Social media amplifies herd behavior. When your feed is full of crypto millionaires or meme stock winners, your brain screams "you're missing out!" You don't see the thousands who lost money – they don't post their losses. This curated view of success creates artificial herds that lead retail investors off cliffs.

> Red Flag: If your investment thesis includes the phrase "everyone's buying it" or "I don't want to miss out," you're about to make an expensive mistake.

The Compound Cost of Combined Biases

The real damage comes when biases work together. Anchoring makes you fixate on what you paid for a stock. Loss aversion makes you hold as it drops. Confirmation bias makes you seek news supporting your decision. Sunk cost fallacy makes you add more money to "average down." Cognitive dissonance makes you convince yourself it's a good strategy.

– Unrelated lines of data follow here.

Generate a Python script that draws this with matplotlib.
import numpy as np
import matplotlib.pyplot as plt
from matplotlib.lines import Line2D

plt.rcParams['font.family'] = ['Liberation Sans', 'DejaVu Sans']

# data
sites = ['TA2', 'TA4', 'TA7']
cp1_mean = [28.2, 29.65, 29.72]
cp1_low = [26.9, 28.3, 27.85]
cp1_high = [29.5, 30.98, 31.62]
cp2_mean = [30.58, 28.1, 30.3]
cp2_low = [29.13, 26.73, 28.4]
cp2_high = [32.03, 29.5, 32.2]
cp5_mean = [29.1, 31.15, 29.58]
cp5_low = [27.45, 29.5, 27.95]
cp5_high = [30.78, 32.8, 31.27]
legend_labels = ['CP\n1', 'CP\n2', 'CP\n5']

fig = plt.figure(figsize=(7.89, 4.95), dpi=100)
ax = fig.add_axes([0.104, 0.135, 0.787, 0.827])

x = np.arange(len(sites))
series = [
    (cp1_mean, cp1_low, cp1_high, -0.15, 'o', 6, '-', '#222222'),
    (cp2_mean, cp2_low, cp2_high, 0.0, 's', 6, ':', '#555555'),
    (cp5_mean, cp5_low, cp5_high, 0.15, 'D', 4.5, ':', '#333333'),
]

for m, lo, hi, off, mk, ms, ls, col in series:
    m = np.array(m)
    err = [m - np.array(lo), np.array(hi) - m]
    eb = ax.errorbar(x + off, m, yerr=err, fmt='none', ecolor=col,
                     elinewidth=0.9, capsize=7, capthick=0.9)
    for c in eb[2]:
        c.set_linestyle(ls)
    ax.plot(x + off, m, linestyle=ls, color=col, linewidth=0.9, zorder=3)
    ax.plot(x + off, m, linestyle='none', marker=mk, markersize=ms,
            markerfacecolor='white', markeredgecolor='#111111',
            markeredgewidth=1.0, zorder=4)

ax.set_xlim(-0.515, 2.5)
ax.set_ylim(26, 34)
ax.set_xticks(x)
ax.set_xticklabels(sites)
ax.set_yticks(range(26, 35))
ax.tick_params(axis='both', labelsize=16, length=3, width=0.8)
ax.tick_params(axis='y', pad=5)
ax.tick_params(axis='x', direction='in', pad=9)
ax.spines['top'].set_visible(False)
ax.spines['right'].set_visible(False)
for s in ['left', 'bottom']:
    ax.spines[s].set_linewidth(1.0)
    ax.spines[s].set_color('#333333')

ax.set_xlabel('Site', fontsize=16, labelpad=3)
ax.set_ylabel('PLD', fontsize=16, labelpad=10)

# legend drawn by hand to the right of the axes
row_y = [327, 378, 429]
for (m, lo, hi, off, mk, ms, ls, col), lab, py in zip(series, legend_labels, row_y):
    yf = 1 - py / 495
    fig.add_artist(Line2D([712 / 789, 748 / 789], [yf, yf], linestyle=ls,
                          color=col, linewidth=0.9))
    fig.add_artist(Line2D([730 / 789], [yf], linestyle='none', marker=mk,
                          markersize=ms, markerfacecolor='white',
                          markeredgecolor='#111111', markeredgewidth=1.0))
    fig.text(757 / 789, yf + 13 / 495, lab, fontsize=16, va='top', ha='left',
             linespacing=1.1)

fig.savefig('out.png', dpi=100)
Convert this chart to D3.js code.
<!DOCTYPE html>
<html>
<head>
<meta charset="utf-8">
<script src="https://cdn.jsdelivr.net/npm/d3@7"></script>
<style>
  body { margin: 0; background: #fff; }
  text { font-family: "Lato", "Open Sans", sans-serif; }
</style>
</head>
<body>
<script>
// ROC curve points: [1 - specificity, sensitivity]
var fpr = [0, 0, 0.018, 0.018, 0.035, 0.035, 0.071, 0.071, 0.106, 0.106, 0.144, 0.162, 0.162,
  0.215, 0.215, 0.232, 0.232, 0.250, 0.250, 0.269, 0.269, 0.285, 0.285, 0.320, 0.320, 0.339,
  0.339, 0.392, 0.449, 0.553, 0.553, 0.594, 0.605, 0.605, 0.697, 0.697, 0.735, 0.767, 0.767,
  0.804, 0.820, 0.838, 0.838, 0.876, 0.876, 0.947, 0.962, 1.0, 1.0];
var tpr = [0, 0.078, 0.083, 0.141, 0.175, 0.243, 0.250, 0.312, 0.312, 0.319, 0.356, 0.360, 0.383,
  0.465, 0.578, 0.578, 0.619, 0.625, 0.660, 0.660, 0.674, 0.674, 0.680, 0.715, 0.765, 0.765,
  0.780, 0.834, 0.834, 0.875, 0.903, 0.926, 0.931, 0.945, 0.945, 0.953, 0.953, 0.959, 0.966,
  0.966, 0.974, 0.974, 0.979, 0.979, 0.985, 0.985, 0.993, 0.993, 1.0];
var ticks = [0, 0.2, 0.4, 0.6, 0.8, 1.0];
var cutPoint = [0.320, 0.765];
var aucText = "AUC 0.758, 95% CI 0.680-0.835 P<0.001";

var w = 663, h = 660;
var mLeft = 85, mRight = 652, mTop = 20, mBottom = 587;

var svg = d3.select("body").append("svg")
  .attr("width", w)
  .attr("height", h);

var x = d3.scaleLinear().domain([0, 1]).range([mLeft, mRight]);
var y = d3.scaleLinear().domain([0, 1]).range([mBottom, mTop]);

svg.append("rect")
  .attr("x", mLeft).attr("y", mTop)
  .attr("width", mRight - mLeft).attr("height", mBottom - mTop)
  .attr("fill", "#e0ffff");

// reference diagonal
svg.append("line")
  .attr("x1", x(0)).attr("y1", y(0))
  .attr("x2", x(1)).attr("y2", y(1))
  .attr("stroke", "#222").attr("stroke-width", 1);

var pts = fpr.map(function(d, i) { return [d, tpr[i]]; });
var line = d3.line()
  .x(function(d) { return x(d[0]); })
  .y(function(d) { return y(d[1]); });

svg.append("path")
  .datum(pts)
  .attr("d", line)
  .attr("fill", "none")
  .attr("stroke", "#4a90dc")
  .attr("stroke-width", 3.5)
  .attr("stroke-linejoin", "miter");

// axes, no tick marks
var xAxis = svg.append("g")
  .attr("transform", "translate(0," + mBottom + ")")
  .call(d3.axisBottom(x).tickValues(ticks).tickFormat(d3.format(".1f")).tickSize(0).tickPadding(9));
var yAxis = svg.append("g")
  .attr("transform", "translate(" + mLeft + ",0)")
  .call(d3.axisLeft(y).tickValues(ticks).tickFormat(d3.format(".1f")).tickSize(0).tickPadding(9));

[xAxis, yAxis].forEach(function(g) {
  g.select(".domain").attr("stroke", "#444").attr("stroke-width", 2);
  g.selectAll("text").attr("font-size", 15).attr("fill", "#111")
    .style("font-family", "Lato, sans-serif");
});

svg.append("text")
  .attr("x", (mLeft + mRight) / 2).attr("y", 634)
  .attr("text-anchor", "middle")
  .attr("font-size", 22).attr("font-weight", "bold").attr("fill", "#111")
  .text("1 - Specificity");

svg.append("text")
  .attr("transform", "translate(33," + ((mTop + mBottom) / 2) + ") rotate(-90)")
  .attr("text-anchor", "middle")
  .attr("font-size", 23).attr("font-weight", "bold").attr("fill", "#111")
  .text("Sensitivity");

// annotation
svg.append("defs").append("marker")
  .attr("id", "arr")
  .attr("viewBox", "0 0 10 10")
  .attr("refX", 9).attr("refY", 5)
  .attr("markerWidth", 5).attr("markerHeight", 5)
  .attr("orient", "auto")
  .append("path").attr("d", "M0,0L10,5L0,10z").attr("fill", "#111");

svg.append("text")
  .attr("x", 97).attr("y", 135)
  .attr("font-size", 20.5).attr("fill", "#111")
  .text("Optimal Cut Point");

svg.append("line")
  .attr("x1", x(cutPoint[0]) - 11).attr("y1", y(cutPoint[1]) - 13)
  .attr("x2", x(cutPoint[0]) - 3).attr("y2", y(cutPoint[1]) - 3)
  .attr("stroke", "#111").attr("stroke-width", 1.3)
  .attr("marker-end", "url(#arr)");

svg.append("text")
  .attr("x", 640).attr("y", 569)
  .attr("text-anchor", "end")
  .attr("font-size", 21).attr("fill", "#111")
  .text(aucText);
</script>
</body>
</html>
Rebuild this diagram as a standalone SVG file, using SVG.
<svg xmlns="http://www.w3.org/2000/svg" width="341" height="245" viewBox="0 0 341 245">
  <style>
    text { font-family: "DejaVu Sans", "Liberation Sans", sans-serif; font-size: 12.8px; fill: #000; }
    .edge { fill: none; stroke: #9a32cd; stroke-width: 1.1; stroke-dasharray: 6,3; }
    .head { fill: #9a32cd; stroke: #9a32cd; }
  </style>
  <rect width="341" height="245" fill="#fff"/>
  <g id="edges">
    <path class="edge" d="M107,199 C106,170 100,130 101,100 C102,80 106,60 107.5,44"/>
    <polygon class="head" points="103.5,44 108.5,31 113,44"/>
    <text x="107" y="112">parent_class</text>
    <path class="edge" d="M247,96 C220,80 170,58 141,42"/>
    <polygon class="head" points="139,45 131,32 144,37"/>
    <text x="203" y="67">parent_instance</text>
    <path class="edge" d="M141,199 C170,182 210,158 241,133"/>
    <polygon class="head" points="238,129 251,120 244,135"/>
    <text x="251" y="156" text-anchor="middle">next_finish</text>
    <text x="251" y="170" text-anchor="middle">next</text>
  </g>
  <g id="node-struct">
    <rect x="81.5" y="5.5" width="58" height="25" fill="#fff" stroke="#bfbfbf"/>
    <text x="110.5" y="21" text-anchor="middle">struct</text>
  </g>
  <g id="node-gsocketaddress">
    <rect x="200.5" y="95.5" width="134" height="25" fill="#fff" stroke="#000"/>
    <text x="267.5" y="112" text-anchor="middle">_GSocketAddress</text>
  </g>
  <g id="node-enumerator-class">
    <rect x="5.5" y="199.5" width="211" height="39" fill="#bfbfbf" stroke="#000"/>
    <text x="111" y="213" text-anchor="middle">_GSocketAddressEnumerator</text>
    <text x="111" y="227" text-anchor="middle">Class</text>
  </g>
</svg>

Or consider buying a house. Anchoring on the asking price makes you overpay. Present bias makes you focus on monthly payments instead of total cost. Overconfidence makes you waive inspections. Mental accounting makes you splurge on furniture because the house was "such a good deal." Social proof makes you rush because "everyone's buying." Years later, you're house-poor and wondering what happened.

These biases don't just cost money – they compound. Bad decisions lead to financial stress, which amplifies biases, leading to worse decisions. It's a downward spiral that turns temporary setbacks into permanent poverty. Breaking the cycle requires recognizing the biases and building systems to counteract them.

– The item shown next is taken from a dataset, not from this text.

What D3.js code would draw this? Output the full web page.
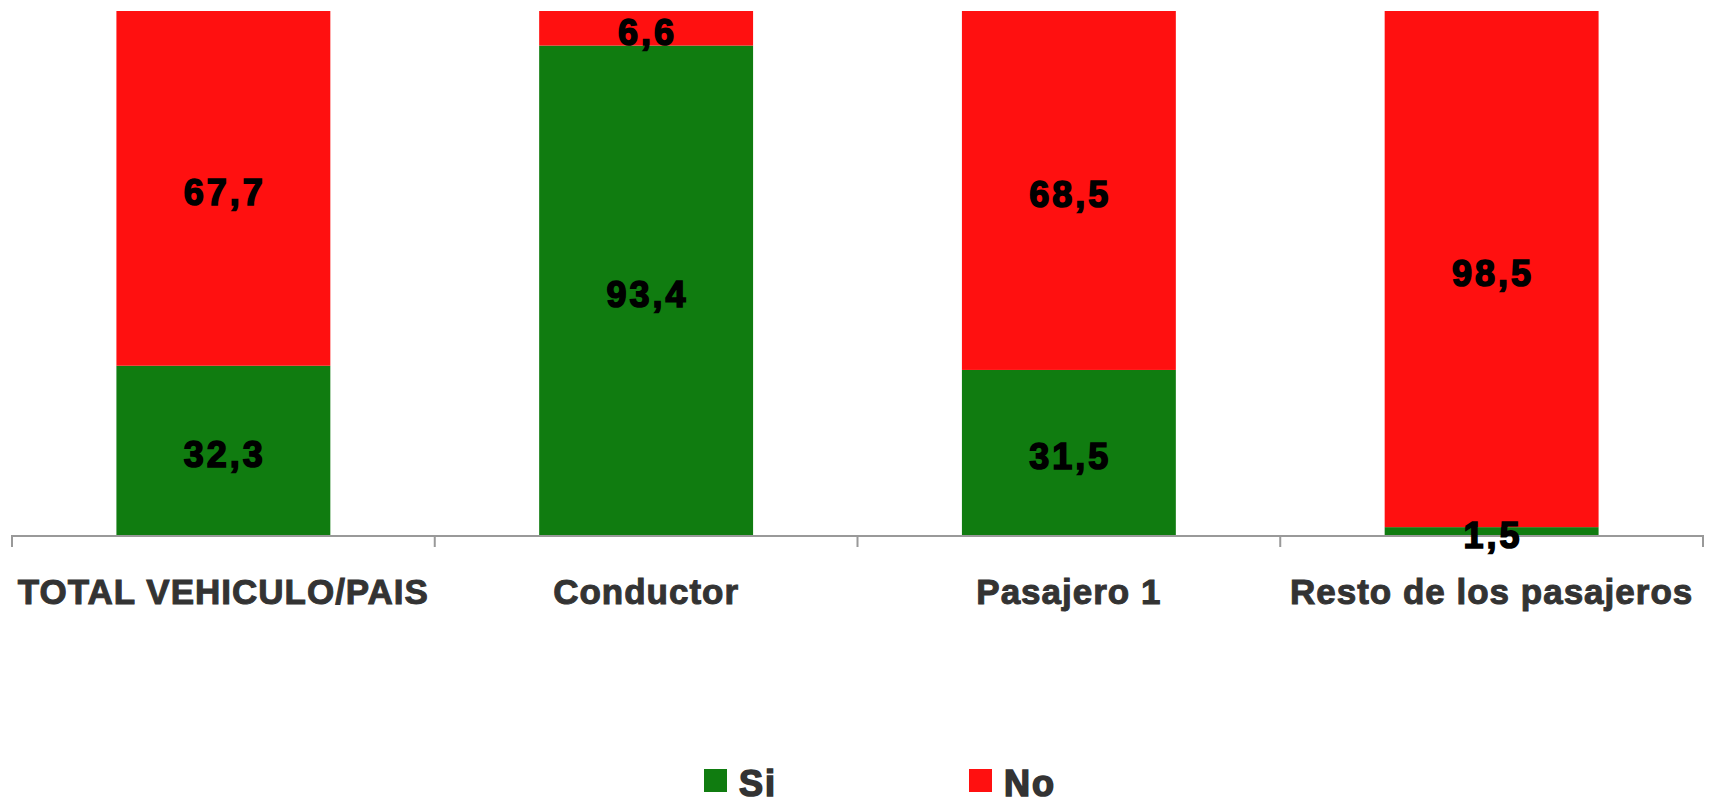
<!doctype html>
<html>
  <head>
    <meta charset="utf-8">
    <script src="https://cdn.jsdelivr.net/npm/d3@7"></script>
    <style>
      body { margin: 0; background: #ffffff; }
      svg { display: block; }
      .cat { font-family: "Liberation Sans", Arial, sans-serif; font-weight: bold; font-size: 35px; fill: #333333; stroke: #333333; stroke-width: 1px; letter-spacing: 1px; }
      .val { font-family: "Liberation Sans", Arial, sans-serif; font-weight: bold; font-size: 36px; fill: #000000; stroke: #000000; stroke-width: 1.6px; letter-spacing: 3px; }
      .legtxt { font-family: "Liberation Sans", Arial, sans-serif; font-weight: bold; font-size: 36px; fill: #333333; stroke: #333333; stroke-width: 1.6px; letter-spacing: 2px; }
    </style>
  </head>
  <body>
    <svg></svg>
    <script>
      // datos del grafico
      var categorias = ["TOTAL VEHICULO/PAIS", "Conductor", "Pasajero 1", "Resto de los pasajeros"];
      var serieSi = [32.3, 93.4, 31.5, 1.5];
      var serieNo = [67.7, 6.6, 68.5, 98.5];
      var series = ["Si", "No"];
      var colores = ["#107c10", "#ff1010"];

      var width = 1719, height = 808;
      var svg = d3.select("svg").attr("width", width).attr("height", height);

      var x = d3.scaleBand().domain(categorias).range([12, 1703]).paddingInner(0.494).paddingOuter(0.247);
      var y = d3.scaleLinear().domain([0, 100]).range([535, 11]);

      // tabla apilada
      var tabla = categorias.map(function(c, i) { return { cat: c, Si: serieSi[i], No: serieNo[i] }; });
      var pila = d3.stack().keys(series)(tabla);

      var grupos = svg.selectAll("g.serie").data(pila).enter()
        .append("g").attr("class", "serie")
        .attr("fill", function(d, i) { return colores[i]; });

      grupos.selectAll("rect").data(function(d) { return d; }).enter()
        .append("rect")
          .attr("x", function(d) { return x(d.data.cat); })
          .attr("y", function(d) { return y(d[1]); })
          .attr("width", x.bandwidth())
          .attr("height", function(d) { return y(d[0]) - y(d[1]); });

      // eje x
      var ejeX = d3.axisBottom(x).tickSize(0).tickFormat("");
      var gEje = svg.append("g").attr("transform", "translate(0," + 536 + ")").call(ejeX);
      gEje.select(".domain").attr("stroke", "#999999").attr("stroke-width", 2).attr("d", "M12,11V0H1703V11");
      // marcas entre categorias
      var bordes = categorias.slice(1).map(function(c) { return x(c) - x.step() * x.paddingInner() / 2; });
      gEje.selectAll("line.sep").data(bordes).enter()
        .append("line").attr("class", "sep")
          .attr("x1", function(d) { return d; }).attr("x2", function(d) { return d; })
          .attr("y1", 0).attr("y2", 11)
          .attr("stroke", "#999999").attr("stroke-width", 2);

      // etiquetas de categoria
      svg.selectAll("text.cat").data(categorias).enter()
        .append("text").attr("class", "cat")
          .attr("x", function(d) { return x(d) + x.bandwidth() / 2; })
          .attr("y", 604)
          .attr("text-anchor", "middle")
          .text(function(d) { return d; });

      // valores (encima de todas las barras y del eje)
      var etiquetas = svg.append("g");
      pila.forEach(function(s) {
        etiquetas.selectAll(null).data(s).enter()
          .append("text").attr("class", "val")
            .attr("x", function(d) { return x(d.data.cat) + x.bandwidth() / 2 + 1.5; })
            .attr("y", function(d) { return (y(d[0]) + y(d[1])) / 2 + 17; })
            .attr("text-anchor", "middle")
            .text(function(d) { return d3.format(".1f")(d[1] - d[0]).replace(".", ","); });
      });

      // leyenda
      var legX = [704, 969];
      var leg = svg.selectAll("g.leyenda").data(series).enter()
        .append("g").attr("class", "leyenda")
          .attr("transform", function(d, i) { return "translate(" + legX[i] + ",769)"; });
      leg.append("rect").attr("width", 23).attr("height", 23)
        .attr("fill", function(d, i) { return colores[i]; });
      leg.append("text").attr("class", "legtxt").attr("x", 35).attr("y", 27)
        .text(function(d) { return d; });
    </script>
  </body>
</html>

Building Your Bias-Proof Financial System

The solution isn't to become an emotionless robot – it's to build systems that protect you from your biases. Automate your savings so present bias can't interfere. Use target-date funds so you don't have to make emotional trading decisions. Set up automatic rebalancing to overcome loss aversion. Create investment rules and stick to them regardless of what your gut says.

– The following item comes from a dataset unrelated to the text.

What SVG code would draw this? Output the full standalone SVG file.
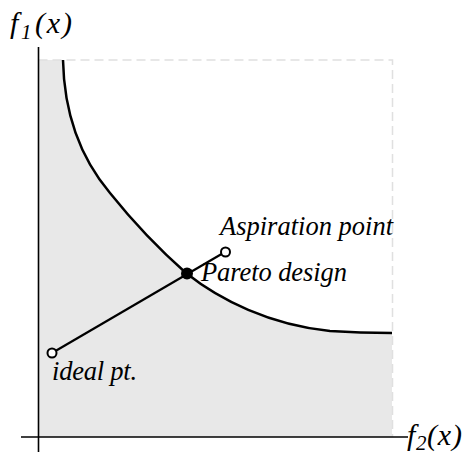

Dollar-cost averaging defeats multiple biases at once. By investing the same amount regularly regardless of market conditions, you avoid timing the market (overconfidence), panic selling (loss aversion), and FOMO buying (herd mentality). It's not the optimal strategy in theory, but it's often the best strategy in practice because it protects you from yourself.

Work with fee-only financial advisors who act as behavioral coaches, not just investment pickers. Their main value isn't beating the market – it's preventing you from making emotional decisions that destroy wealth. A good advisor pays for themselves by talking you out of panic-selling during crashes or FOMO-buying during bubbles.

> Hack Your Brain: Before any major financial decision, implement a "cooling-off period." Write down your reasoning, wait 48 hours, then review. You'll be amazed how often "urgent" opportunities seem less appealing after your emotional brain calms down.

The 7-Step Wealth Protection Protocol

1. Acknowledge Your Biases: List the biases you're most susceptible to. Everyone has different weaknesses – know yours.

2. Automate Everything Possible: Savings, bill payments, investments. Remove opportunities for biases to interfere.

3. Create Written Rules: Document your investment strategy when calm. Follow it when emotional.

4. Track Your Decisions: Keep a financial decision journal. Review it quarterly to spot patterns.

5. Delay Major Decisions: Implement mandatory waiting periods for large purchases or investment changes.

6. Seek Contrarian Views: Before any major financial move, actively seek smart people who disagree.

7. Focus on Process, Not Outcomes: Judge decisions by the process used, not whether they worked out.

Your financial future depends less on picking the right stocks or timing the market perfectly than on avoiding the big mistakes driven by cognitive biases. The investors who build real wealth aren't the smartest or luckiest – they're the ones who understand their psychological weaknesses and build systems to protect against them. In a world designed to exploit your mental shortcuts, that's the ultimate competitive advantage.